Virko Baley (Viroslav Petrovych Baley) was born in Western Ukraine on October 21, 1938. After the war he found himself in Germany, where he started his studies. Since 1949 he has been residing in the US. He has established and for many years headed the Symphony Orchestra of Las Vegas, as well as other orchestras and opera theater in this city. He is a winner of a number of prestigious awards, including the Grammy Award, and the Award of the American Academy of Arts and Letters. He has visited Ukraine back in the Soviet time, maintaining creative contacts with the leading Ukrainian figures of art. His contribution as a conductor to promotion of Ukrainian music in the US is hard to overestimate. He has organized and realized dozens of American premieres of the works of Ukrainian composers and established the CD discs publishing company TNC, whose production is mostly made up by Ukrainian music. Since 1988 he has toured Ukraine many times.
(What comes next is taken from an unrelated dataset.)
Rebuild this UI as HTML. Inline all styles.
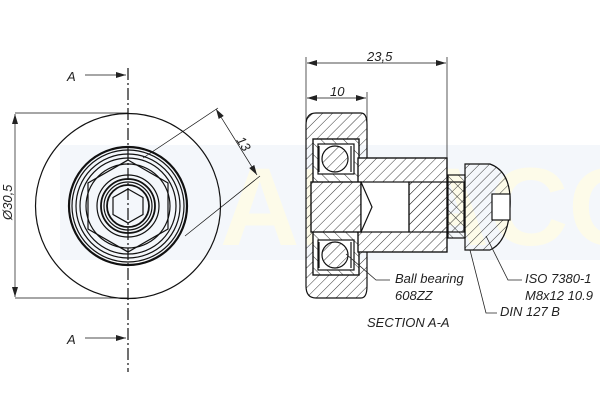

Baley is a laureate of Shevchenko Prize (1996), he was the first American to win this award. The maestro is a foreign member of the NSKU. In 1989 he wrote music and was one of the producers of the film Swan Lake. The Zone (director: Yurii Illienko, script by Serhii Parajanov, which won the FIPRESCI prize at the Cannes film Festival in 1990. Later Baley wrote music to another film by Illienko, Prayer for Hetman Mazepa (2002). He has published a number of articles about Ukrainian composers (Sylvestrov, Zahortsev, Bibik, Dychko, Hrabovsky, etc.).